1. Brutal honesty without romanticization

Lee writes with the same direct voice as the way he governed. He doesn't try to make himself look better than he was. He acknowledges fears (sleepless nights after independence), mistakes (delayed Chinese education policy), and doesn't claim successes not his own (15-fold growth was from global technological advancement).

2. Focus on first principles, not abstract theory

What guided Lee was reason and reality. The acid test he applied: does this work? If not, don't waste time and resources on it. This makes the book powerful as a record of how a leader thinks when facing problems without precedent.

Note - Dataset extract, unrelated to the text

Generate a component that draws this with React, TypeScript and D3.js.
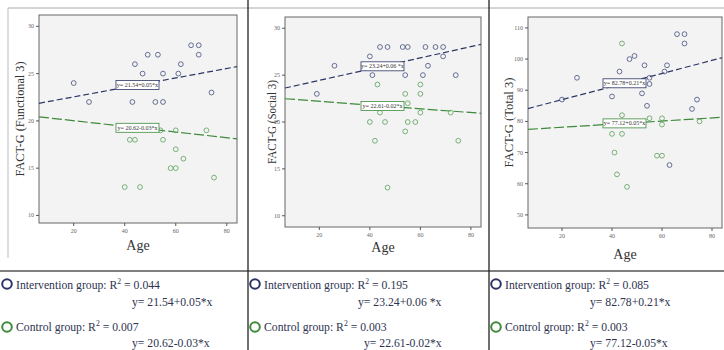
import React from 'react';
import * as d3 from 'd3';

// ages on x, scores on y
const ageTicks = [20, 40, 60, 80];
const functionalTicks = [10, 15, 20, 25, 30];
const socialTicks = [10, 15, 20, 25, 30];
const totalTicks = [50, 60, 70, 80, 90, 100, 110];

const functionalIntervention: [number, number][] = [
  [20, 24], [26, 22], [43, 22], [44, 26], [47, 25], [49, 27], [52, 22], [53, 27],
  [55, 25], [55, 22], [61, 25], [62, 26], [66, 28], [69, 28], [69, 27], [74, 23],
];
const functionalControl: [number, number][] = [
  [40, 13], [42, 18], [44, 18], [46, 13], [54, 19], [55, 18], [58, 15], [60, 19],
  [60, 17], [60, 15], [63, 16], [72, 19], [75, 14],
];

const socialIntervention: [number, number][] = [
  [19, 23], [26, 26], [40, 27], [44, 28], [47, 28], [53, 28], [55, 28], [62, 28],
  [66, 28], [69, 28], [69, 27], [63, 26], [41, 25], [54, 25], [61, 25], [74, 25],
];
const socialControl: [number, number][] = [
  [43, 24], [54, 23], [60, 24], [60, 23], [55, 22], [44, 21], [60, 21], [72, 21],
  [40, 20], [46, 20], [55, 20], [58, 20], [54, 19], [42, 18], [75, 18], [47, 13],
];

const totalIntervention: [number, number][] = [
  [20, 87], [26, 94], [40, 88], [43, 96], [47, 100], [49, 101], [52, 89], [53, 98],
  [54, 85], [55, 94], [55, 92], [61, 96], [62, 98], [66, 108], [69, 108], [69, 105],
  [72, 84], [74, 87], [63, 66],
];
const totalControl: [number, number][] = [
  [44, 105], [44, 82], [40, 76], [44, 76], [41, 70], [42, 63], [46, 59], [55, 81],
  [60, 81], [60, 79], [58, 69], [60, 69], [75, 80],
];

const yTitles = ['FACT-G (Functional 3)', 'FACT-G (Social 3)', 'FACT-G (Total 3)'];
// fitted lines as drawn in the plots
const interventionFit = [[21.54, 0.05], [23.24, 0.06], [82.78, 0.21]];
const controlFit = [[20.62, -0.03], [22.61, -0.02], [77.12, 0.05]];
const interventionR2 = ['0.044', '0.195', '0.085'];
const controlR2 = ['0.007', '0.003', '0.003'];
const interventionEq = ['y= 21.54+0.05*x', 'y= 23.24+0.06 *x', 'y= 82.78+0.21*x'];
const controlEq = ['y= 20.62-0.03*x', 'y= 22.61-0.02*x', 'y= 77.12-0.05*x'];
const plotControlEq = ['y= 20.62-0.03*x', 'y= 22.61-0.02*x', 'y= 77.12+0.05*x'];

const W = 724;
const H = 350;
const INT = '#2c3566';
const CTL = '#3d8a3a';
const INT_PT = '#56608a';
const CTL_PT = '#6aa86a';
const TEXT = '#2e3350';
const serif = '"Liberation Serif", "DejaVu Serif", serif';

const layout = [
  { left: 39, right: 237, top: 15, bottom: 223, yDomain: [9.2, 31.2], titleX: 19, titleLen: 115, ageY: 250, cellX: 0, eqX: 132 },
  { left: 285, right: 481, top: 17, bottom: 227, yDomain: [8.8, 31.2], titleX: 271, titleLen: 84, ageY: 252, cellX: 248, eqX: 358 },
  { left: 528, right: 722, top: 17, bottom: 228, yDomain: [45.8, 113.5], titleX: 508, titleLen: 90, ageY: 259, cellX: 489, eqX: 590 },
];

const panels = [
  { ticks: functionalTicks, int: functionalIntervention, ctl: functionalControl },
  { ticks: socialTicks, int: socialIntervention, ctl: socialControl },
  { ticks: totalTicks, int: totalIntervention, ctl: totalControl },
];

function Panel({ i }: { i: number }) {
  const L = layout[i];
  const P = panels[i];
  const x = d3.scaleLinear().domain([6.4, 84]).range([L.left, L.right]);
  const y = d3.scaleLinear().domain(L.yDomain).range([L.bottom, L.top]);
  const fitLine = (f: number[]) =>
    d3.line<number>().x(a => x(a)).y(a => y(f[0] + f[1] * a))(x.domain());
  const midY = (L.top + L.bottom) / 2;
  const box = (f: number[], label: string, color: string) => {
    const cx = x(45);
    const cy = y(f[0] + f[1] * 45);
    return (
      <g>
        <rect x={cx - 21.5} y={cy - 4.5} width={43} height={9} fill="#fff" stroke={color} strokeWidth={0.8} />
        <text x={cx} y={cy + 2} fontSize={6} textAnchor="middle" fill="#333" fontFamily={serif}>{label}</text>
      </g>
    );
  };
  return (
    <g>
      <rect x={L.left} y={L.top} width={L.right - L.left} height={L.bottom - L.top} fill="#f3f3f3" stroke="#666" strokeWidth={1} />
      {P.ticks.map(t => (
        <g key={'y' + t}>
          <line x1={L.left - 3} x2={L.left} y1={y(t)} y2={y(t)} stroke="#555" />
          <text x={L.left - 5} y={y(t) + 2} fontSize={6} textAnchor="end" fill="#666" fontFamily={serif}>{t}</text>
        </g>
      ))}
      {ageTicks.map(t => (
        <g key={'x' + t}>
          <line x1={x(t)} x2={x(t)} y1={L.bottom} y2={L.bottom + 3} stroke="#555" />
          <text x={x(t)} y={L.bottom + 10} fontSize={6} textAnchor="middle" fill="#666" fontFamily={serif}>{t}</text>
        </g>
      ))}
      <path d={fitLine(interventionFit[i]) || ''} fill="none" stroke={INT} strokeWidth={1.2} strokeDasharray="6,3" />
      <path d={fitLine(controlFit[i]) || ''} fill="none" stroke={CTL} strokeWidth={1.2} strokeDasharray="10,3" />
      {P.int.map((d, k) => (
        <circle key={'i' + k} cx={x(d[0])} cy={y(d[1])} r={2.4} fill="none" stroke={INT_PT} strokeWidth={0.9} />
      ))}
      {P.ctl.map((d, k) => (
        <circle key={'c' + k} cx={x(d[0])} cy={y(d[1])} r={2.4} fill="none" stroke={CTL_PT} strokeWidth={0.9} />
      ))}
      {box(interventionFit[i], interventionEq[i], INT)}
      {box(controlFit[i], plotControlEq[i], CTL)}
      <text
        transform={`translate(${L.titleX},${midY}) rotate(-90)`}
        textAnchor="middle" dominantBaseline="central" fontSize={13} fill="#333"
        fontFamily={serif} textLength={L.titleLen} lengthAdjust="spacingAndGlyphs"
      >{yTitles[i]}</text>
      <text x={(L.left + L.right) / 2} y={L.ageY} textAnchor="middle" fontSize={14} fill="#333" fontFamily={serif}>Age</text>
    </g>
  );
}

function Legend({ i }: { i: number }) {
  const L = layout[i];
  const cx = L.cellX + 7;
  const tx = L.cellX + 16;
  const sx = 0.9;
  return (
    <g fontFamily={serif} fill={TEXT} fontSize={13}>
      <circle cx={cx} cy={284} r={4.8} fill="none" stroke={INT} strokeWidth={2} />
      <g transform={`translate(${tx},289) scale(${sx},1)`}>
        <text>Intervention group: R<tspan fontSize={8.5} dy={-5}>2</tspan><tspan dy={5}> = {interventionR2[i]}</tspan></text>
      </g>
      <g transform={`translate(${L.eqX},306) scale(${sx},1)`}>
        <text>{interventionEq[i]}</text>
      </g>
      <circle cx={cx} cy={327} r={4.8} fill="none" stroke={CTL} strokeWidth={2} />
      <g transform={`translate(${tx},331) scale(${sx},1)`}>
        <text>Control group: R<tspan fontSize={8.5} dy={-5}>2</tspan><tspan dy={5}> = {controlR2[i]}</tspan></text>
      </g>
      <g transform={`translate(${L.eqX + (i === 1 ? 6 : 0)},347) scale(${sx},1)`}>
        <text>{controlEq[i]}</text>
      </g>
    </g>
  );
}

export default function App() {
  return (
    <svg width={W} height={H} style={{ position: 'absolute', left: 0, top: 0, background: '#fff' }}>
      <rect width={W} height={H} fill="#fff" />
      <line x1={8} x2={W} y1={8} y2={8} stroke="#aaa" />
      <line x1={8} x2={8} y1={8} y2={258} stroke="#bbb" />
      {[0, 1, 2].map(i => <Panel key={i} i={i} />)}
      <line x1={0} x2={W} y1={271} y2={271} stroke="#555" strokeWidth={1.5} />
      <line x1={248} x2={248} y1={0} y2={H} stroke="#222" strokeWidth={1.3} />
      <line x1={489} x2={489} y1={0} y2={H} stroke="#222" strokeWidth={1.3} />
      {[0, 1, 2].map(i => <Legend key={i} i={i} />)}
    </svg>
  );
}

3. Concrete data and specific examples

Lee writes with detail: BCCI collapsed with $11 billion in claims, the British base spent over 100 million pounds and eliminated 20 percent of GDP, four former SAF scholars became cabinet ministers in 1995. This gives empirical weight to every claim and makes lessons easier to apply.

Limitations

1. Singapore's unique context is hard to replicate

A city-state without land buffer, strategic location as a trade hub, and existential threats creating a sense of urgency. Not all countries have this combination of factors. Lee himself acknowledged much success was a combination of hard work and luck arriving at the right time.

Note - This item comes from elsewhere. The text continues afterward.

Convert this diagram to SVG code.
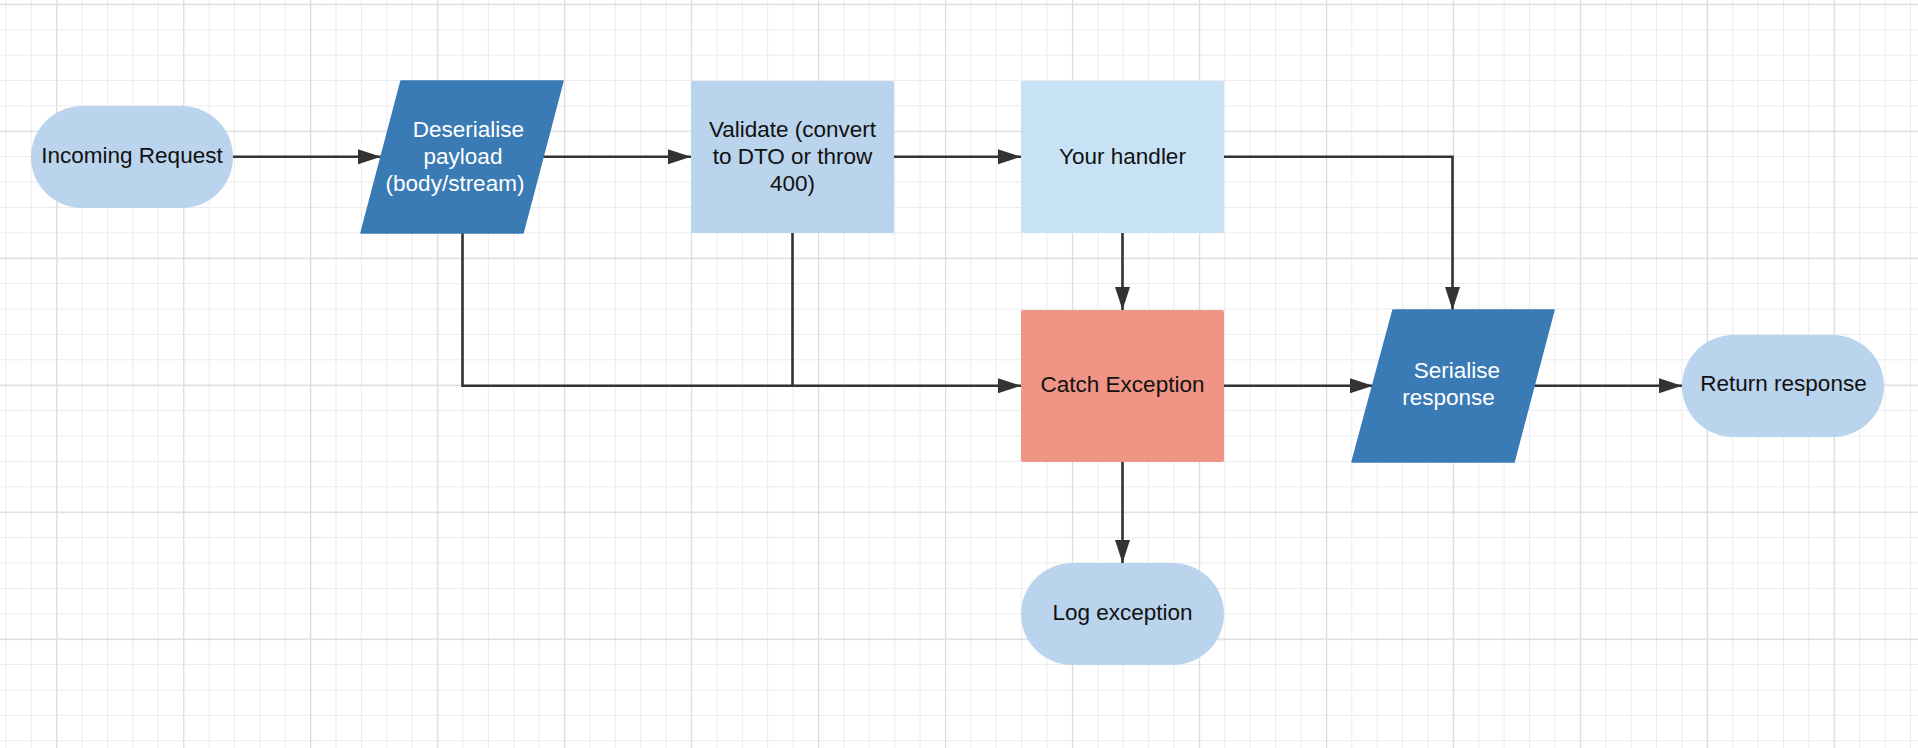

2. Questions about freedom-stability trade-offs

Critics will say Lee was authoritarian, suppressed press freedom, and detained political opponents without trial. Lee doesn't deny. He explains with data why detention without trial was necessary. The more important question is: do you understand those trade-offs in the same context?

3. One leader's perspective may miss team contributions

As a personal memoir, this book is written from Lee's perspective. Although he praises Goh Keng Swee, S. Rajaratnam, Hon Sui Sen, and others, their perspectives on critical decisions might differ. Singapore's complete history needs to involve more leaders' voices.

Conclusion

This book is an essential document for anyone seeking to understand how a small nation can survive and thrive among large hostile neighbors. Singapore grew 15-fold from $3 billion GDP in 1965 to $46 billion in 1997. This came from uncompromising pragmatism, consistent meritocracy, and trust built inch by inch.

Lee's legacy is fundamental principles applicable anywhere. His specific political system may not be exportable. His lessons remain universal: intellectual honesty in facing reality, pragmatism faithful to core principles, willingness to pay political price for correct decisions, and understanding that trust is the highest currency in leadership.

Singapore today is living proof that small nations can survive and even thrive if led with wisdom, integrity, and relentless commitment to long-term interests. Can this be replicated? Maybe not exactly. The lessons are universal: talent determines, trust compounds, timing matters, and true legacy is measured by whether institutions survive after the leader leaves.

Rating: 5/5 - One of the most important political memoirs of the 20th century. Must-read for anyone interested in leadership, nation-building, or how principle-guided pragmatism can transform a nation's fate.